Saturday, December 27, 2014

Resupply Logistics

We arrive here at the lodge in October with enough supplies to last us seven months (we head back to Sitka in May).  Occasionally a float plane will stop in and we get our mail and some fresh produce.  Harris Air is the company that flies the floatplanes (either a DeHavilland Beaver or a Cessna 185) out of Sitka.  Weather here is often not good enough for the plane to make it in.  A couple of weeks ago we got a notice that a plane would be stopping, so Blain and Mo (who are staying at our house in Sitka) dropped some groceries and our mail off at the Harris Air.

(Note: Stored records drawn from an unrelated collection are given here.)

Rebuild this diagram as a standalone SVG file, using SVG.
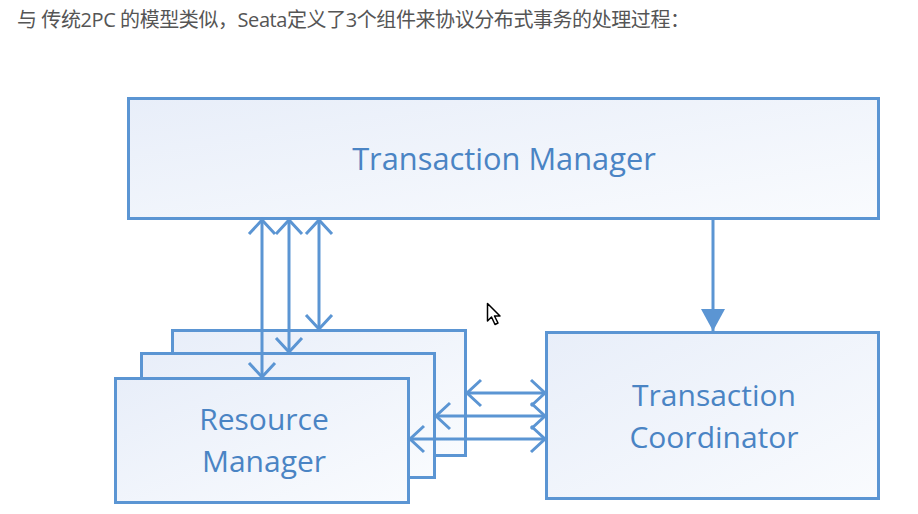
<svg xmlns="http://www.w3.org/2000/svg" width="918" height="514" viewBox="0 0 918 514">
  <style>
    .box { stroke: #5b95d3; stroke-width: 3; fill: url(#boxfill); }
    .lbl { font-family: "Open Sans", "Noto Sans", sans-serif; font-size: 30px; fill: #4a84c4; text-anchor: middle; }
    .big { font-size: 30.8px; }
    .hdr { font-family: "Open Sans", "Noto Sans CJK SC", sans-serif; font-size: 20px; fill: #555555; }
    .conn { stroke: #5b95d3; stroke-width: 3; fill: none; }
  </style>
  <defs>
    <linearGradient id="boxfill" x1="0" y1="0" x2="1" y2="1">
      <stop offset="0" stop-color="#e8eef9"/>
      <stop offset="1" stop-color="#f9fbfe"/>
    </linearGradient>
    <marker id="open" viewBox="-17 -16 20 32" refX="0" refY="0" markerWidth="20" markerHeight="32" markerUnits="userSpaceOnUse" orient="auto-start-reverse">
      <path d="M-14,-13 L0,0 L-14,13" fill="none" stroke="#5b95d3" stroke-width="3"/>
    </marker>
    <marker id="solid" viewBox="-24 -14 26 28" refX="0" refY="0" markerWidth="26" markerHeight="28" markerUnits="userSpaceOnUse" orient="auto">
      <path d="M-22,-12 L0,0 L-22,12 Z" fill="#5b95d3"/>
    </marker>
  </defs>
  <rect width="918" height="514" fill="#ffffff"/>
  <text class="hdr" x="17" y="27" textLength="673" lengthAdjust="spacing">与 传统2PC 的模型类似，Seata定义了3个组件来协议分布式事务的处理过程：</text>

  <g id="tm">
    <rect class="box" x="128.5" y="98.5" width="750" height="120"/>
    <text class="lbl big" x="504" y="170">Transaction Manager</text>
  </g>
  <g id="rm-back">
    <rect class="box" x="172.5" y="330.5" width="293" height="125"/>
  </g>
  <g id="rm-middle">
    <rect class="box" x="141.5" y="353.5" width="293" height="124"/>
  </g>
  <g id="rm">
    <rect class="box" x="115.5" y="378.5" width="293" height="124"/>
    <text class="lbl" x="264" y="430">Resource</text>
    <text class="lbl" x="264" y="472">Manager</text>
  </g>
  <g id="tc">
    <rect class="box" x="546.5" y="332.5" width="332" height="166"/>
    <text class="lbl" x="714" y="406">Transaction</text>
    <text class="lbl" x="714" y="448">Coordinator</text>
  </g>

  <g id="connectors">
    <line class="conn" x1="262" y1="220" x2="262" y2="377" marker-start="url(#open)" marker-end="url(#open)"/>
    <line class="conn" x1="289" y1="220" x2="289" y2="352" marker-start="url(#open)" marker-end="url(#open)"/>
    <line class="conn" x1="319" y1="220" x2="319" y2="329" marker-start="url(#open)" marker-end="url(#open)"/>
    <line class="conn" x1="467" y1="393" x2="545" y2="393" marker-start="url(#open)" marker-end="url(#open)"/>
    <line class="conn" x1="436" y1="416" x2="545" y2="416" marker-start="url(#open)" marker-end="url(#open)"/>
    <line class="conn" x1="410" y1="439" x2="545" y2="439" marker-start="url(#open)" marker-end="url(#open)"/>
    <line class="conn" x1="713" y1="220" x2="713" y2="331" marker-end="url(#solid)"/>
  </g>

  <polygon points="487.5,303.5 487.5,321 491.5,317 495,324.5 498,323 494.5,316 500,316" fill="#ffffff" stroke="#000000" stroke-width="1.5" stroke-linejoin="round"/>
</svg>
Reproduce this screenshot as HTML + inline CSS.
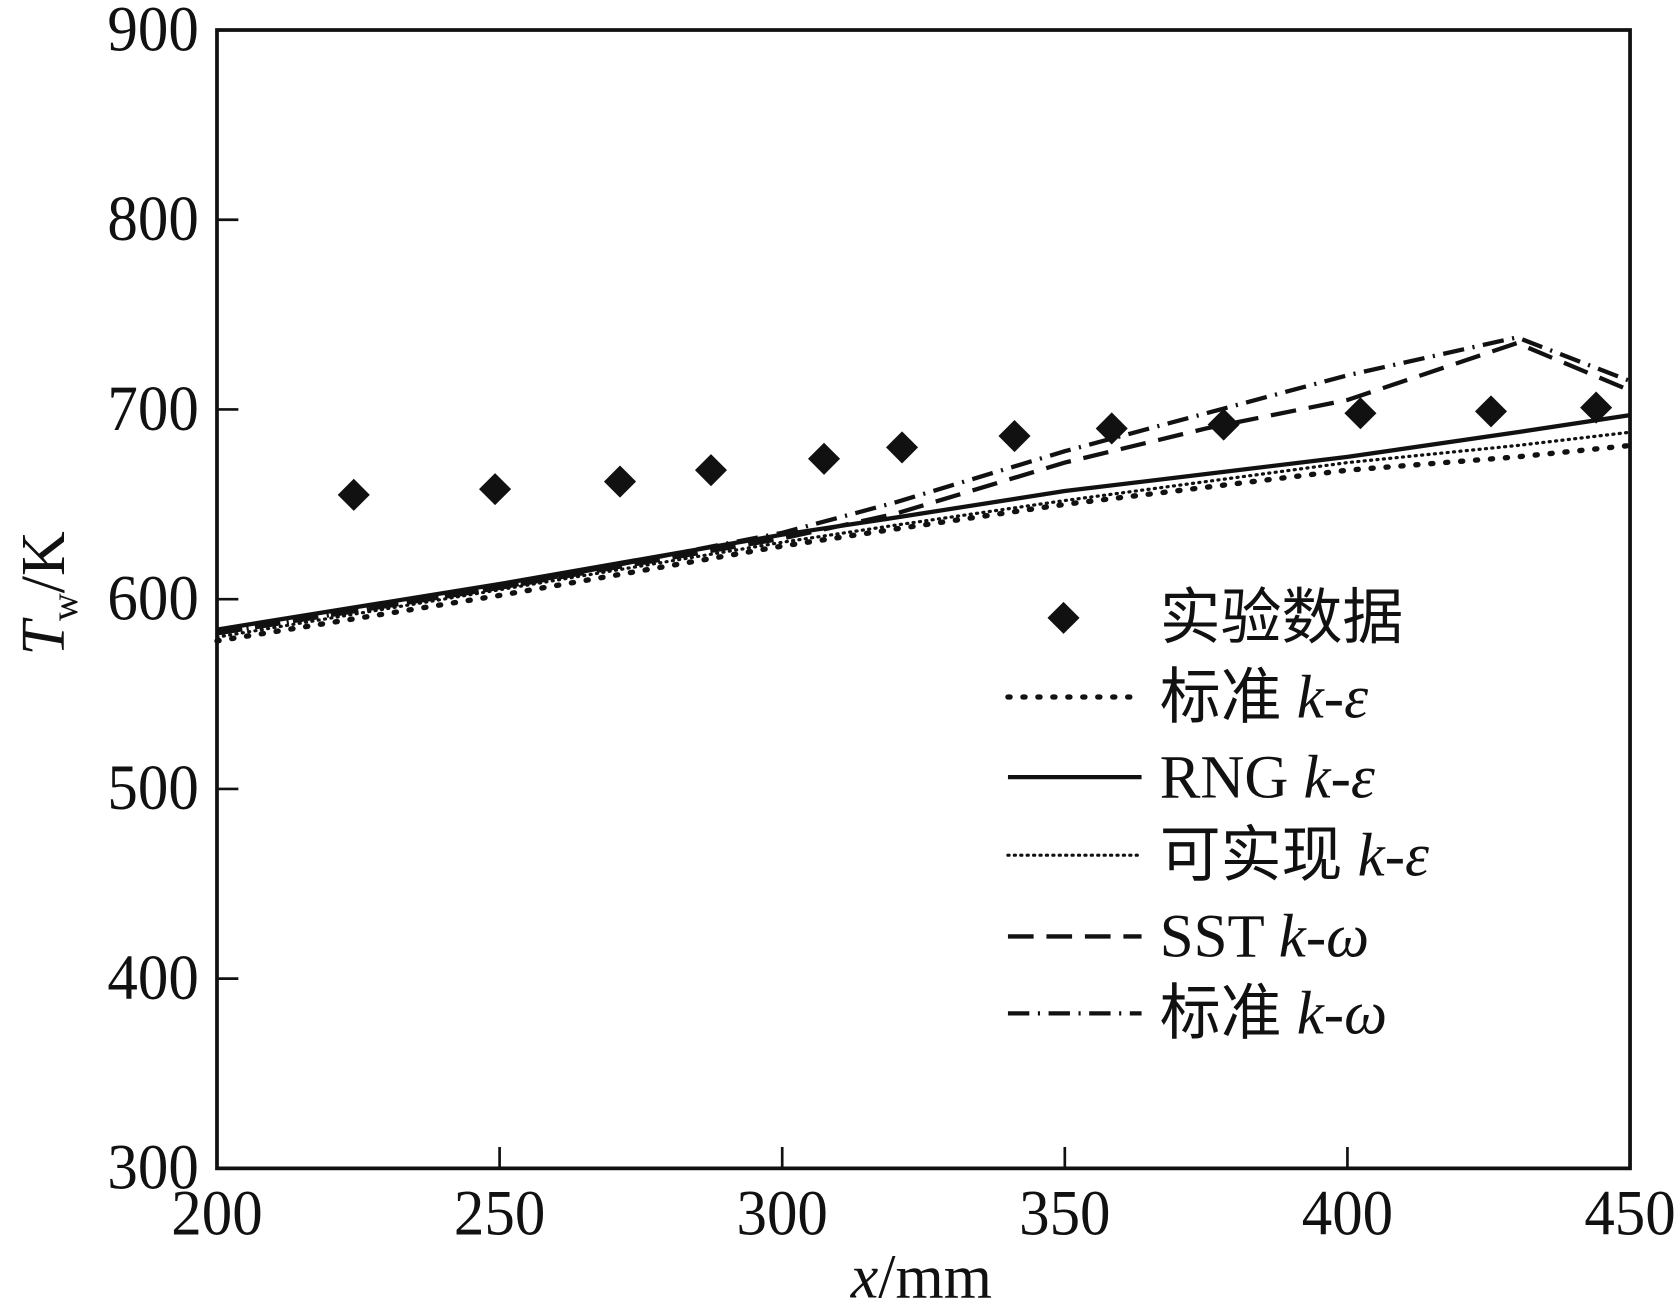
<!DOCTYPE html>
<html><head><meta charset="utf-8"><style>
html,body{margin:0;padding:0;background:#fff;}
svg{display:block;}
text{font-family:"Liberation Serif","Noto Serif CJK SC",serif;fill:#111;}
.cjk{font-family:"Liberation Serif","Noto Sans CJK SC",sans-serif;}
</style></head><body>
<svg id="chart" width="1676" height="1301" viewBox="0 0 1568 1217" xmlns="http://www.w3.org/2000/svg">
<g id="axes"></g>
<g id="series"></g>
<g id="legend"></g>
</svg>
<script>
const xTicks=[200,250,300,350,400,450];
const yTicks=[300,400,500,600,700,800,900];
const expX=[224.2,249.2,271.3,287.4,307.4,321.2,341.1,358.3,378.1,402.3,425.4,444];
const expY=[655,658,662,668,674,680,686,690,692,698,699,701];
const lineX=[200,250,300,320,350,375,400,430,450];
const stdKe=[578,602,628,637,650,659,668,675,681];
const rngKe=[584,608,634,643,657,666,675,688,697];
const realKe=[580,605,630,639,652,662,672,681,688];
const sstKw=[582,606,632,645,672,690,705,735,710];
const stdKw=[582,606,635,651,678,698,718,738,715];

const NS="http://www.w3.org/2000/svg";
const X0=203,X1=1525,Y0=1093,Y1=28;
const sx=v=>X0+(v-200)/250*(X1-X0);
const sy=v=>Y0-(v-300)/600*(Y0-Y1);
function mk(tag,attrs,parent,txt){const e=document.createElementNS(NS,tag);for(const k in attrs)e.setAttribute(k,attrs[k]);if(txt!==undefined)e.textContent=txt;parent.appendChild(e);return e;}
const axes=document.getElementById('axes'),series=document.getElementById('series'),legend=document.getElementById('legend');

let fr=mk('rect',{x:X0,y:Y1,width:X1-X0,height:Y0-Y1,fill:'none',stroke:'#111','stroke-width':3.5},axes);


xTicks.forEach(v=>{
  const t=mk('line',{x1:sx(v),x2:sx(v),y1:Y0,y2:Y0-20,stroke:'#111','stroke-width':2.5},axes);
  
  
  const l=mk('text',{x:sx(v),y:Y0+62,'text-anchor':'middle','font-size':60,transform:`translate(${sx(v)},0) scale(0.95,1) translate(${-sx(v)},0)`},axes,String(v));
  
  
});
yTicks.forEach(v=>{
  const t=mk('line',{x1:X0,x2:X0+20,y1:sy(v),y2:sy(v),stroke:'#111','stroke-width':2.5},axes);
  
  
  const l=mk('text',{x:186,y:sy(v)+19,'text-anchor':'end','font-size':60,transform:`translate(186,0) scale(0.95,1) translate(-186,0)`},axes,String(v));
  
  
});
const xt=mk('text',{x:862,y:1214,'text-anchor':'middle','font-size':58},axes);


xt.innerHTML='<tspan font-style="italic">x</tspan>/mm';
const yt=mk('text',{x:0,y:0,'text-anchor':'middle','font-size':58,transform:'translate(60,555) rotate(-90)'},axes);


yt.innerHTML='<tspan font-style="italic">T</tspan><tspan font-size="36" dy="12">w</tspan><tspan dy="-12">/K</tspan>';

const styles={
 stdKe:{d:'2 12',w:5,cap:'round'},
 rngKe:{d:'',w:4,cap:'butt'},
 realKe:{d:'1 5',w:3,cap:'round'},
 sstKw:{d:'24 12',w:4,cap:'butt'},
 stdKw:{d:'20 8 2 8',w:4,cap:'butt'}
};
const seriesData={stdKe,rngKe,realKe,sstKw,stdKw};
const seriesNames={stdKe:'standard-k-epsilon-line',rngKe:'rng-k-epsilon-line',realKe:'realizable-k-epsilon-line',sstKw:'sst-k-omega-line',stdKw:'standard-k-omega-line'};
for(const k in seriesData){
  const pts=lineX.map((x,i)=>sx(x)+','+sy(seriesData[k][i])).join(' ');
  const s=styles[k];
  const p=mk('polyline',{points:pts,fill:'none',stroke:'#111','stroke-width':s.w,'stroke-dasharray':s.d,'stroke-linecap':s.cap},series);
  
  
}
expX.forEach((x,i)=>{
  const cx=sx(x),cy=sy(expY[i]),r=15;
  const m=mk('polygon',{points:`${cx},${cy-r} ${cx+r},${cy} ${cx},${cy+r} ${cx-r},${cy}`,fill:'#111'},series);
  
  
});

const legRows=[
 {y:578,label:'实验数据',it:'',key:null},
 {y:652,label:'标准 ',it:'k-ε',key:'stdKe'},
 {y:727,label:'RNG ',it:'k-ε',key:'rngKe'},
 {y:800,label:'可实现 ',it:'k-ε',key:'realKe'},
 {y:876,label:'SST ',it:'k-ω',key:'sstKw'},
 {y:948,label:'标准 ',it:'k-ω',key:'stdKw'}
];
legRows.forEach(r=>{
  if(r.key===null){
    const m=mk('polygon',{points:`995,${r.y-15} 1010,${r.y} 995,${r.y+15} 980,${r.y}`,fill:'#111'},legend);
    
    
  }else{
    const s=styles[r.key];
    const l=mk('line',{x1:943,x2:1068,y1:r.y,y2:r.y,stroke:'#111','stroke-width':s.w,'stroke-dasharray':s.d,'stroke-linecap':s.cap},legend);
    
    
  }
  const t=mk('text',{x:1085,y:r.y+19,'font-size':57,class:'cjk'},legend);
  
  
  t.innerHTML=r.label+(r.it?'<tspan font-style="italic">'+r.it+'</tspan>':'');
});
</script>
</body></html>
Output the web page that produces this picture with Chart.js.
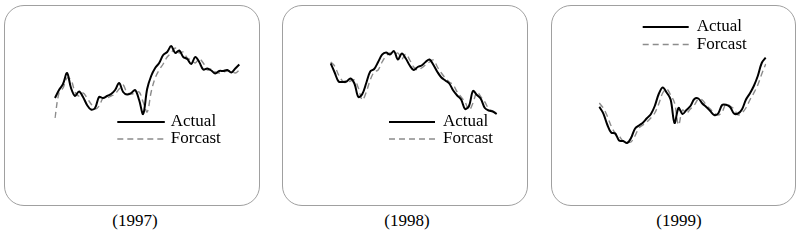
<!DOCTYPE html>
<html>
<head>
<meta charset="utf-8">
<script src="https://cdn.jsdelivr.net/npm/chart.js@4.4.1/dist/chart.umd.min.js"></script>
<style>
  html, body { margin: 0; padding: 0; background: #fff; }
  body { width: 804px; height: 240px; position: relative; overflow: hidden; }
  .panel { position: absolute; top: 5px; height: 201px; }
  .panel .frame {
    position: absolute; left: 0; top: 0; right: 0; bottom: 0;
    border: 1px solid #a0a0a0; border-radius: 20px; box-sizing: border-box;
  }
  .panel canvas { position: absolute; left: 0; top: 0; }
  .caption {
    position: absolute; top: 211px; width: 80px; margin-left: -40px;
    text-align: center; font: 17px/20px "Liberation Serif", "Times New Roman", serif; color: #000;
  }
</style>
</head>
<body>
  <div class="panel" style="left:4px;width:256px"><div class="frame"></div><canvas id="c1997" width="256" height="201"></canvas></div>
  <div class="panel" style="left:282px;width:246px"><div class="frame"></div><canvas id="c1998" width="246" height="201"></canvas></div>
  <div class="panel" style="left:551px;width:245px"><div class="frame"></div><canvas id="c1999" width="245" height="201"></canvas></div>

  <div class="caption" style="left:135px">(1997)</div>
  <div class="caption" style="left:407px">(1998)</div>
  <div class="caption" style="left:679px">(1999)</div>

<script>
// series values (index level)
const actual1997   = [52, 60, 66, 77, 62, 54, 58.5, 53, 45, 40.5, 42, 53, 52, 54, 56, 60, 67, 58, 55.5, 57, 60, 50, 36, 61, 74, 82, 87, 95, 98, 104, 97, 99.5, 93, 91, 86, 93, 88, 80.5, 81.5, 79.5, 76.5, 79, 79, 80, 77.5, 81.5, 85.5];
const forecast1997 = [32, 57, 62, 72, 70, 58, 54, 57, 52, 46, 41, 44, 52, 52, 54, 56, 61, 65, 57, 56, 57, 58, 48, 38, 58, 72, 80, 86, 93, 97, 102, 97, 98, 92, 90, 87, 91, 87, 80, 81, 78, 77, 78, 79, 79, 77, 80];

const actual1998   = [86.7, 77.5, 68.5, 68, 68.5, 71.5, 66.5, 53, 56, 67, 78.5, 81, 88, 95.3, 97.4, 95.5, 99, 90.5, 96.5, 91.5, 84.5, 80, 83, 84.5, 88, 90.5, 85, 78, 72.5, 69.5, 66.5, 59.5, 54.5, 50.5, 41, 44, 59, 55, 51, 42, 39.5, 38.5, 36];
const forecast1998 = [88, 84, 75, 69, 67, 69, 70, 62, 50, 58, 70, 78, 80, 88, 94, 97, 95, 97, 91, 96, 90, 83, 80, 82, 85, 88, 90, 83, 77, 72, 68, 65, 58, 53, 48, 40, 47, 58, 53, 48, 41, 39, 37];

const actual1999   = [43.3, 36.7, 25.5, 17.5, 16.5, 9.5, 9, 7, 12, 21.3, 24.5, 27.3, 31.8, 35.8, 44, 56, 62.5, 57.5, 50.5, 27, 42, 36, 40, 44, 51, 51.5, 46.5, 43, 39, 35, 36.5, 45, 45.2, 43, 36.5, 36.5, 40.5, 50.3, 56.5, 64, 74, 87, 92.3];
const forecast1999 = [47, 42, 34, 24, 17, 14, 9, 8, 8, 14, 22, 25, 28, 32, 37, 46, 57, 61, 55, 47, 25, 40, 37, 41, 45, 51, 50, 45, 41, 37, 35, 38, 46, 44, 41, 35, 37, 42, 50, 57, 65, 76, 86];

const seriesNames = ['Actual', 'Forcast'];

/* legend drawn inside the plot, line sample + serif label */
const insetLegend = {
  id: 'insetLegend',
  afterDraw(chart, args, o) {
    const ctx = chart.ctx;
    ctx.save();
    ctx.font = '17px "Liberation Serif", "Times New Roman", serif';
    ctx.textBaseline = 'middle';
    ctx.fillStyle = '#000';
    chart.data.datasets.forEach(function (ds, i) {
      const y = o.y + i * o.step;
      ctx.beginPath();
      ctx.strokeStyle = ds.borderColor;
      ctx.lineWidth = ds.borderWidth;
      ctx.setLineDash(ds.borderDash || []);
      ctx.moveTo(o.x, y);
      ctx.lineTo(o.x + o.len, y);
      ctx.stroke();
      ctx.setLineDash([]);
      ctx.fillText(ds.label, o.x + o.len + o.gap, y);
    });
    ctx.restore();
  }
};

function buildPanel(id, actual, forecast, pad, legend) {
  new Chart(document.getElementById(id), {
    type: 'line',
    data: {
      labels: actual.map(function (_, i) { return i; }),
      datasets: [
        {
          label: seriesNames[0],
          data: actual,
          borderColor: '#000',
          borderWidth: 2,
          pointRadius: 0,
          tension: 0.35,
          order: 0,
        },
        {
          label: seriesNames[1],
          data: forecast,
          borderColor: '#8c8c8c',
          borderWidth: 1.4,
          borderDash: [6, 4],
          pointRadius: 0,
          tension: 0.35,
          order: 1,
        },
      ],
    },
    options: {
      responsive: false,
      animation: false,
      devicePixelRatio: 1,
      layout: { padding: pad },
      plugins: {
        legend: { display: false },
        tooltip: { enabled: false },
        insetLegend: legend,
      },
      scales: {
        x: { display: false, offset: false },
        y: { display: false, min: 0, max: 120 },
      },
    },
    plugins: [insetLegend],
  });
}

buildPanel('c1997', actual1997, forecast1997,
  { left: 51, right: 20.7, top: 25, bottom: 56 },
  { x: 113.3, y: 117, step: 17, len: 47.5, gap: 6 });

buildPanel('c1998', actual1998, forecast1998,
  { left: 48.7, right: 31.3, top: 25, bottom: 56 },
  { x: 107, y: 117, step: 17, len: 46, gap: 8 });

buildPanel('c1999', actual1999, forecast1999,
  { left: 48.3, right: 30.3, top: 25, bottom: 56 },
  { x: 91.7, y: 22, step: 17.5, len: 46, gap: 8 });
</script>
</body>
</html>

I called Harris the morning of the flight with a weather report which was actually pretty good.  An hour later, a snow squall moved in and the visibility really dropped.  I called Harris back, but the plane had already left.  The visibility got even worse, and I suspected that the plane wouldn't make it in that day.  I was down on the dock, optimistically waiting, when I heard the plane--I could see its landing lights, but the white plane was invisible in the snow.

Here's the plane approaching the dock.  Our pilot Rob reported that it had been a rough flight over with lots of wind in Chatham Strait and he had been in and out of squalls all the way from Sitka. The only snow he encountered, however, was here in the bay.

Unloading supplies for us and our neighbors Keith and Jackie.  Keith and Jackie are the caretakers at the Baranof townsite and I run their stuff over in the skiff after the float plane leaves.

With our stuff unloaded, Rob headed out before the weather got even worse.  His next stop was Hidden Falls, a salmon hatchery about 14 miles north of us on Chatham Strait.

Off he goes!  Of course, as soon as he was gone, the weather lifted and it was fine the rest of the day.